-- Description of the task --
From the entries that follow, pick out all lines holding "this".

%%

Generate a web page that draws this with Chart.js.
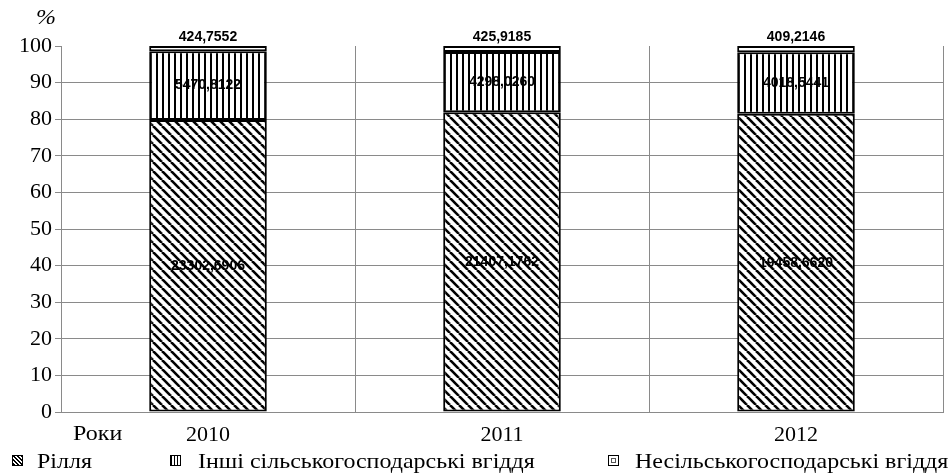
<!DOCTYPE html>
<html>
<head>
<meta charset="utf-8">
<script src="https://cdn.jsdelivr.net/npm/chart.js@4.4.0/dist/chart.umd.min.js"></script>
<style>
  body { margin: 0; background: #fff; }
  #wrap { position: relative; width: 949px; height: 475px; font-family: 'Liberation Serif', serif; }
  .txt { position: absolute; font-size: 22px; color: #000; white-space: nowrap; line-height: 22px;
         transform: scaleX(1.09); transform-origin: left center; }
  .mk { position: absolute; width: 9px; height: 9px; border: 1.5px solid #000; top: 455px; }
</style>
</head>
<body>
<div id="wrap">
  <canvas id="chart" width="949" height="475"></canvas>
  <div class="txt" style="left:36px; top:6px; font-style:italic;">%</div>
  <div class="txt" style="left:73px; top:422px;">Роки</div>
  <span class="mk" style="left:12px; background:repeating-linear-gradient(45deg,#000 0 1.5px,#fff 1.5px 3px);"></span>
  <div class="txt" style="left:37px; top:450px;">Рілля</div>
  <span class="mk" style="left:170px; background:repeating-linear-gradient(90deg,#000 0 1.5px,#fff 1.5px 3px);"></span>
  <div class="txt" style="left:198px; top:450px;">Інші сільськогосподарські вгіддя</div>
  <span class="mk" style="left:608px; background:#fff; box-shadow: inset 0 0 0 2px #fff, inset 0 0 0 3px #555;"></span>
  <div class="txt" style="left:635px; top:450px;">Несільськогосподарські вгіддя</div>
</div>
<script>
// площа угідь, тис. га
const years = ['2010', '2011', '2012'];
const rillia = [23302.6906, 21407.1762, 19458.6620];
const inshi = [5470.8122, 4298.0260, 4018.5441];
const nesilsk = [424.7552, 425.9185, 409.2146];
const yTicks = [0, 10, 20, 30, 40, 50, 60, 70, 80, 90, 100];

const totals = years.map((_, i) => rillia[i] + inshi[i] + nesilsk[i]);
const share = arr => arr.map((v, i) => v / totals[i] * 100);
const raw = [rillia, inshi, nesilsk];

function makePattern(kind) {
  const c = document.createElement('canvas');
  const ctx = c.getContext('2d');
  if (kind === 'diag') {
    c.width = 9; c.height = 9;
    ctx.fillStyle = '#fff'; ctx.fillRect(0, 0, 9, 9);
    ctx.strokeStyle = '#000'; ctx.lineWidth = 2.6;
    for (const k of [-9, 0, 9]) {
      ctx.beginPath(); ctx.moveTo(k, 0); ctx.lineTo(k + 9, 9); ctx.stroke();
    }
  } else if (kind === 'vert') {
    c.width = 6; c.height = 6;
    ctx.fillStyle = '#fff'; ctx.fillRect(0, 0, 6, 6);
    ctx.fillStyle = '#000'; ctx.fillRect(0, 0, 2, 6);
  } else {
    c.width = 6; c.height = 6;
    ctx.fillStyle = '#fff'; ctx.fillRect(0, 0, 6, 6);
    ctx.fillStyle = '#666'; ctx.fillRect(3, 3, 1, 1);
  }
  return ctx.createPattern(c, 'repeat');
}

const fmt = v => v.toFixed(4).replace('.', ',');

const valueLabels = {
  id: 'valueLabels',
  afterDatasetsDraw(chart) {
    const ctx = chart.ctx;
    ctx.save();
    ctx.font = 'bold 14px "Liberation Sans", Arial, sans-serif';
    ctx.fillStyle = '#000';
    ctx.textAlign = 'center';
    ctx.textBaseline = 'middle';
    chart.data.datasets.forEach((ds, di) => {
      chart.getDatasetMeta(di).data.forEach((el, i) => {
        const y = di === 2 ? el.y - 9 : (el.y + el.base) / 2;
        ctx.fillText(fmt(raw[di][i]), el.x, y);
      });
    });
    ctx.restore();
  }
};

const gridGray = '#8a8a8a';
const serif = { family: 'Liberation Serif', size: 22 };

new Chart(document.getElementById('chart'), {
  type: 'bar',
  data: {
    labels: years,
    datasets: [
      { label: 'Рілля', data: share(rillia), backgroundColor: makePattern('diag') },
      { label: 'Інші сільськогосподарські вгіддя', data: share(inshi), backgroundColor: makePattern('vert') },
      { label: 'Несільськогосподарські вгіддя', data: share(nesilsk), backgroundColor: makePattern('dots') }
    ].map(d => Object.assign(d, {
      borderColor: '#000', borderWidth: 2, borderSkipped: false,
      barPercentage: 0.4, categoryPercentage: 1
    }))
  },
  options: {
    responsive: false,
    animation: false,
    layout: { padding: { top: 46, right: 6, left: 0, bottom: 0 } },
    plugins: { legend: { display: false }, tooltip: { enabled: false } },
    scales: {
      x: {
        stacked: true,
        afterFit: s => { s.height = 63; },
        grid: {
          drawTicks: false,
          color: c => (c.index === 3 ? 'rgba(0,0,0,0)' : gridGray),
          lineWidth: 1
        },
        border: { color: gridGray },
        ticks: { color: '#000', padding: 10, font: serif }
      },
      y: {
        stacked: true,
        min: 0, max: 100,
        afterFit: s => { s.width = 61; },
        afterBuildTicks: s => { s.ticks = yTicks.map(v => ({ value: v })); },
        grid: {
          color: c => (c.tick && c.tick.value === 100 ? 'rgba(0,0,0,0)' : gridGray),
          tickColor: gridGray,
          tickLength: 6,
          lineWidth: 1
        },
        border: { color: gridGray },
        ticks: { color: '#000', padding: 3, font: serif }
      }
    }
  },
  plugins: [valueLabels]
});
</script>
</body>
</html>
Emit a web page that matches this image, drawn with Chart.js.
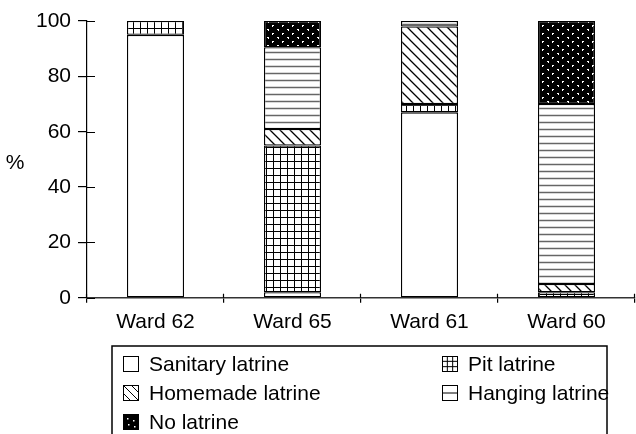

%%

-- Exercise output --
Generate a web page that draws this with Chart.js.
Emit a web page that matches this image, drawn with Chart.js.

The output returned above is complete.